(Rows from a dataset of charts and code)
>> begin
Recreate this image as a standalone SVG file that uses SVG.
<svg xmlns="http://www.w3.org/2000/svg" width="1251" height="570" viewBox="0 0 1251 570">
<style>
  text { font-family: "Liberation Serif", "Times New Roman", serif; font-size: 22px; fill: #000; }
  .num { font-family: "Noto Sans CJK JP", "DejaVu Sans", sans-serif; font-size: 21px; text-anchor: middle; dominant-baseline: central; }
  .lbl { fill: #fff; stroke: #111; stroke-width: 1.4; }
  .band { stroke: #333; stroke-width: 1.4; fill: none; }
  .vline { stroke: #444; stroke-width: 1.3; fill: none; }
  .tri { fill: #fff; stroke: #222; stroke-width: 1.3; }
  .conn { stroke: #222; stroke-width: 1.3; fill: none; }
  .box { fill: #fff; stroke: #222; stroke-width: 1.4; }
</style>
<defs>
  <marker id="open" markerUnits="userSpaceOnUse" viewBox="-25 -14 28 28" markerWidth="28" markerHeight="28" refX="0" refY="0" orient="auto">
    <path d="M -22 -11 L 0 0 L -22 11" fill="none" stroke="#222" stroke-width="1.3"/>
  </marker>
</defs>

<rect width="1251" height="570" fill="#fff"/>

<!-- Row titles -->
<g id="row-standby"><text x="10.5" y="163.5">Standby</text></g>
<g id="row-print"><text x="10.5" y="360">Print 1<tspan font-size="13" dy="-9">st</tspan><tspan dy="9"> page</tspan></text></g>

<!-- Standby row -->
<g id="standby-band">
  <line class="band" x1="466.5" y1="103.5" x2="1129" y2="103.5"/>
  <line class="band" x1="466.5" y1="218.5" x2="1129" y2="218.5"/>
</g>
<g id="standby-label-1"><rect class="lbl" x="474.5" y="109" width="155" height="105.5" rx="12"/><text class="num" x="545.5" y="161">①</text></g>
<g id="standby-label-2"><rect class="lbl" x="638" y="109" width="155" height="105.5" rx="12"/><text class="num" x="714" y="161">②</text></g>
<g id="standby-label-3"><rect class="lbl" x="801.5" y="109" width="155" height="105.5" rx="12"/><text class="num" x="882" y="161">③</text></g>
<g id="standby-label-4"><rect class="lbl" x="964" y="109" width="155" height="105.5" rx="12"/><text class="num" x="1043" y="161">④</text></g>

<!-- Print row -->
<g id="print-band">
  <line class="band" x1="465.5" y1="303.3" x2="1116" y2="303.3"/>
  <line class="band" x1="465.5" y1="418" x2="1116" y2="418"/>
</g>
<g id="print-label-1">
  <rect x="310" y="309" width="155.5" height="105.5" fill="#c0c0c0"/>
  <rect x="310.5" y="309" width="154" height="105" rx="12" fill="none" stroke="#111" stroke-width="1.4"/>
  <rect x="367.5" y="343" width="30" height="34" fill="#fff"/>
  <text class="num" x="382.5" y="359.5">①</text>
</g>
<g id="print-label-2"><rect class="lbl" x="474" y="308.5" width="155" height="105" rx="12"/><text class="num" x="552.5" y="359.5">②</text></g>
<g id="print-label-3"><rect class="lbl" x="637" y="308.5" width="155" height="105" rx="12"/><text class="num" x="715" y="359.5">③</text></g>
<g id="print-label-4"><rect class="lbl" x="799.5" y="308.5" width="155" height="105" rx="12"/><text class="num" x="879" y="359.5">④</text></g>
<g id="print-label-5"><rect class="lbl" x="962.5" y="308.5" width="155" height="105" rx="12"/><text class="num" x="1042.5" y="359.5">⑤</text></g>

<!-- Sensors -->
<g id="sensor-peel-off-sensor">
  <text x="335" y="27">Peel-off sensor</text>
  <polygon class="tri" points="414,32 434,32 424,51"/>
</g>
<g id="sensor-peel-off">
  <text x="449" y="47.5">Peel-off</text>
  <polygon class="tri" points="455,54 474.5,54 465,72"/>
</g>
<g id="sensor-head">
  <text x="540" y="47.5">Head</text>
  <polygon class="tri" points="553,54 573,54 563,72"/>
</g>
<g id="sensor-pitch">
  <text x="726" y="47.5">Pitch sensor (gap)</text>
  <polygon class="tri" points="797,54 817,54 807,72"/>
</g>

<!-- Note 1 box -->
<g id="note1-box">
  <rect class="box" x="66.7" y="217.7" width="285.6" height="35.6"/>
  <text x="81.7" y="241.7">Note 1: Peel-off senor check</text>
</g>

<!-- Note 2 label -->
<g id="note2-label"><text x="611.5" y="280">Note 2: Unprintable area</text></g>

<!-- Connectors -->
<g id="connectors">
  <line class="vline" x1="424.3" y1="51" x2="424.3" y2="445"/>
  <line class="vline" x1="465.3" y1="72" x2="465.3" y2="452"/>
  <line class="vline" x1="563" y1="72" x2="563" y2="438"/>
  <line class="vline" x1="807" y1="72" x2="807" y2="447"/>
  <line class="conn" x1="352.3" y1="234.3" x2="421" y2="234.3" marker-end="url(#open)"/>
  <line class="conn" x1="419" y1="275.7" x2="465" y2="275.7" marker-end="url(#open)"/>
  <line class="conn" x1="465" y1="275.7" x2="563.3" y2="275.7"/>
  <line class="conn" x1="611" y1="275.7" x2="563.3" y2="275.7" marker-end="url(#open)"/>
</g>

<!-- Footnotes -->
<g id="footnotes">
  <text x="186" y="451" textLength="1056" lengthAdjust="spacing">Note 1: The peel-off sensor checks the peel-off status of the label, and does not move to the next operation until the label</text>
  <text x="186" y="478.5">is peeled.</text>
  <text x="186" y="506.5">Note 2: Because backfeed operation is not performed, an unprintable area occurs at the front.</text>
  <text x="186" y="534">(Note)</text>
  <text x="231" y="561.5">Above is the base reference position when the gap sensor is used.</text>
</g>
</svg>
>> end
>> begin
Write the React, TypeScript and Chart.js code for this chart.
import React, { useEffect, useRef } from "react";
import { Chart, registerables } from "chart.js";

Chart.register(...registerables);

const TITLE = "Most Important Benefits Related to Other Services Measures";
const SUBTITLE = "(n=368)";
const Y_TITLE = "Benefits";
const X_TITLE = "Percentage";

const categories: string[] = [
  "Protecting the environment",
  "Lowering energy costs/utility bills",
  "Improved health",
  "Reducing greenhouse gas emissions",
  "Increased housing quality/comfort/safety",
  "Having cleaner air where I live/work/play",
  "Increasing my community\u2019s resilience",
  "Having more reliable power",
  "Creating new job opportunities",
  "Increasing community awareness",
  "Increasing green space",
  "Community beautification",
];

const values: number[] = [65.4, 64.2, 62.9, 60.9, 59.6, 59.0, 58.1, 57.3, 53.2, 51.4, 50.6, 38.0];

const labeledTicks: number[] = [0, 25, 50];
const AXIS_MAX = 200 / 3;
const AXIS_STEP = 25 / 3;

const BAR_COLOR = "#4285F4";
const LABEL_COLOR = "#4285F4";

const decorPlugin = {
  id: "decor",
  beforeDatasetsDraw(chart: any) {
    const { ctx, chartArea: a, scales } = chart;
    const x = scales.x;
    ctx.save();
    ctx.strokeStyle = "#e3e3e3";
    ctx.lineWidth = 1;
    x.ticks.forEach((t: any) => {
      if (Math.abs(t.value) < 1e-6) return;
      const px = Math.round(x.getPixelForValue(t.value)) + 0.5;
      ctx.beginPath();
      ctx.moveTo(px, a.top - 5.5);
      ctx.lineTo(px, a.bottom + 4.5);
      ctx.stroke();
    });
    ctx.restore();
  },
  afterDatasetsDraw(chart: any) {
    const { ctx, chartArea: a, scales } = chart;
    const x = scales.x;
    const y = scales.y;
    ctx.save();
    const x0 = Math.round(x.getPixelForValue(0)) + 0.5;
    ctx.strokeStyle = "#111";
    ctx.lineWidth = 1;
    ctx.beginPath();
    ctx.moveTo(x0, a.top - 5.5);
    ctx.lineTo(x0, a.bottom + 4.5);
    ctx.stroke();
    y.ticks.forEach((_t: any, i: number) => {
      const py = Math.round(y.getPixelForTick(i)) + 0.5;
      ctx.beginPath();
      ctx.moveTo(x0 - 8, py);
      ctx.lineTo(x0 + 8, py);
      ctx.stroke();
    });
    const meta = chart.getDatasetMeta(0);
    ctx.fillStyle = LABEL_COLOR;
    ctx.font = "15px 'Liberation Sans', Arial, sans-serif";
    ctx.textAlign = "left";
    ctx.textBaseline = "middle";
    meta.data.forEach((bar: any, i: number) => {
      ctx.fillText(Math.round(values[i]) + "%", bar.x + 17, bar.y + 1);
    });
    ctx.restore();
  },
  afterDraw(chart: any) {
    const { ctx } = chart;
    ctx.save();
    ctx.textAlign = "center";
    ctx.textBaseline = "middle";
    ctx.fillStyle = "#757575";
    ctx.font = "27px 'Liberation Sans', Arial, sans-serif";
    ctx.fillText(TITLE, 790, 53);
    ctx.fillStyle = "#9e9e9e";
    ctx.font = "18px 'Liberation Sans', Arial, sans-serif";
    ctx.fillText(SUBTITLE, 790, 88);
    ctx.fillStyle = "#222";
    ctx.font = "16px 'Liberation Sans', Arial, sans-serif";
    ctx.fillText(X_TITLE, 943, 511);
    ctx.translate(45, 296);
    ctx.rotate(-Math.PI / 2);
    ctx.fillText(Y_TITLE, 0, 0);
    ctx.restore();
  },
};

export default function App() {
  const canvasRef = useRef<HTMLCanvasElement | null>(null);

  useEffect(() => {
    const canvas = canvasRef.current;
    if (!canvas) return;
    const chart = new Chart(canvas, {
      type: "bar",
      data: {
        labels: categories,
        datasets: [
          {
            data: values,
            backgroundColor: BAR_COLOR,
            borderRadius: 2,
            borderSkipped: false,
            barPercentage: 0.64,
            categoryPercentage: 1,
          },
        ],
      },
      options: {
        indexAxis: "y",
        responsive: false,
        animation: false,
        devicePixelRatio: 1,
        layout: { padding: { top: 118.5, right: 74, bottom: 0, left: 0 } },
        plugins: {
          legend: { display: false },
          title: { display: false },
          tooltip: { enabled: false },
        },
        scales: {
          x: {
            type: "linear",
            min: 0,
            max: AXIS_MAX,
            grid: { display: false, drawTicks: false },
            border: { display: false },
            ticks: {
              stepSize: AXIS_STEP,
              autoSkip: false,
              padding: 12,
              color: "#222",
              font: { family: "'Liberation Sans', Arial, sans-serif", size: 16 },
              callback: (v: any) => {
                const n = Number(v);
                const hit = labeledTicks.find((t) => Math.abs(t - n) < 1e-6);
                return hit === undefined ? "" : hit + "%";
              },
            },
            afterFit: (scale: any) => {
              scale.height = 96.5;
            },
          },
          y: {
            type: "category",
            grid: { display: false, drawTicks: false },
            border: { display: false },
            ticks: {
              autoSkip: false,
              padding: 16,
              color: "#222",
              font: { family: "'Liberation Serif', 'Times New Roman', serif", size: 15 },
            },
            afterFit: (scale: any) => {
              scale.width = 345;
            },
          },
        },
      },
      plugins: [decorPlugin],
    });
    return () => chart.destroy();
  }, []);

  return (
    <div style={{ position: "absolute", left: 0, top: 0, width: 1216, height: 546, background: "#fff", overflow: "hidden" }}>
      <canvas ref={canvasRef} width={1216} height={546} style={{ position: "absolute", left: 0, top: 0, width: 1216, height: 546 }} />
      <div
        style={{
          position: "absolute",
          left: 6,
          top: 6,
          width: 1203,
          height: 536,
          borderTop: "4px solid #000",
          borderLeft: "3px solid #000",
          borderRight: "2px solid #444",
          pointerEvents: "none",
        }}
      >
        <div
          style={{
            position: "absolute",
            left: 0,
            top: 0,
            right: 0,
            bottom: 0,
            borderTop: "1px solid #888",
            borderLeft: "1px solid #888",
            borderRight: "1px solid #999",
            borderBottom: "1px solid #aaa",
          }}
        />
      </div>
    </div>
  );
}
>> end
>> begin
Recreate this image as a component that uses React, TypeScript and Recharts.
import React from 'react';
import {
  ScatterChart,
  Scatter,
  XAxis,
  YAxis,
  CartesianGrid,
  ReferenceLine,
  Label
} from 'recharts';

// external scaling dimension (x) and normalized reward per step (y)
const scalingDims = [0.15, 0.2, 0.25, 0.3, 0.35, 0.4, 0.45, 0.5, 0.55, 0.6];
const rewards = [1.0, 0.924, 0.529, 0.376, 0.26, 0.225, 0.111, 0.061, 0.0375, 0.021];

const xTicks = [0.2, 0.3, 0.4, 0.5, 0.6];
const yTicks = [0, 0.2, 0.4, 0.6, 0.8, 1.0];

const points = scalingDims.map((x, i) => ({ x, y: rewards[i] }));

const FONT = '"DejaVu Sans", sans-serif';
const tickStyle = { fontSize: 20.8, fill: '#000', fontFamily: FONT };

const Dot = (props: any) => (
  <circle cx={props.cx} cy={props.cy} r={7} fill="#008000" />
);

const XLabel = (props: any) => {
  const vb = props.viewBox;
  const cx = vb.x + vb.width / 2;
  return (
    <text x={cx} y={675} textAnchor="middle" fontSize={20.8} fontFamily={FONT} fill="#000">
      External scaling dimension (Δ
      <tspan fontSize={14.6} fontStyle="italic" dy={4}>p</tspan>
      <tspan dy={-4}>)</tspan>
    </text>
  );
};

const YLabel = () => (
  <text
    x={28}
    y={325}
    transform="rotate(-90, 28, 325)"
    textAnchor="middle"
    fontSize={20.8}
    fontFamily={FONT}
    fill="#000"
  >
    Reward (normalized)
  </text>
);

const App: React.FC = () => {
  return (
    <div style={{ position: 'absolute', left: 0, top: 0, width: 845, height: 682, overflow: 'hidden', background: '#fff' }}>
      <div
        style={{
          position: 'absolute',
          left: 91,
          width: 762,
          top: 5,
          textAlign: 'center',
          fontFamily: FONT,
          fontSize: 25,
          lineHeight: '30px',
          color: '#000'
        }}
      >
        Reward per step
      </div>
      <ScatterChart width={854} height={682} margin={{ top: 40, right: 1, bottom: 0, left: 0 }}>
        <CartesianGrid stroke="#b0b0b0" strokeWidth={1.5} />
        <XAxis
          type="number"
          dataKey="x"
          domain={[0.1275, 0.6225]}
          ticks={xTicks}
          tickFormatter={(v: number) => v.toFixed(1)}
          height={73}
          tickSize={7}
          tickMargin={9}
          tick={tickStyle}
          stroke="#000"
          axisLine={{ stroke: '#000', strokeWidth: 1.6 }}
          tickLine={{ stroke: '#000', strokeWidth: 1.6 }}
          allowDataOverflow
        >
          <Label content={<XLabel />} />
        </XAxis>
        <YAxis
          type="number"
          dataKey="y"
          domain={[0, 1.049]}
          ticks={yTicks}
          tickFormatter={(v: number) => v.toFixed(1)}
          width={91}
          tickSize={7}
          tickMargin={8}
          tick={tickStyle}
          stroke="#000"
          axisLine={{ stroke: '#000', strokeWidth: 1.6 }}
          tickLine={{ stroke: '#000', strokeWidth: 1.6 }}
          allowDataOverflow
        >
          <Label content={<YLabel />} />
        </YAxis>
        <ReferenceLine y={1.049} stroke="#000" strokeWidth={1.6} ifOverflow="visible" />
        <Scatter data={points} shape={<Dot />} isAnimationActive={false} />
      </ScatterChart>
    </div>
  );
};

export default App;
>> end
Instruction →
Pick out the lines that contain "this" and copy them.

Task response →
Recreate this image as a standalone SVG file that uses SVG.
Write the React, TypeScript and Chart.js code for this chart.
Recreate this image as a component that uses React, TypeScript and Recharts.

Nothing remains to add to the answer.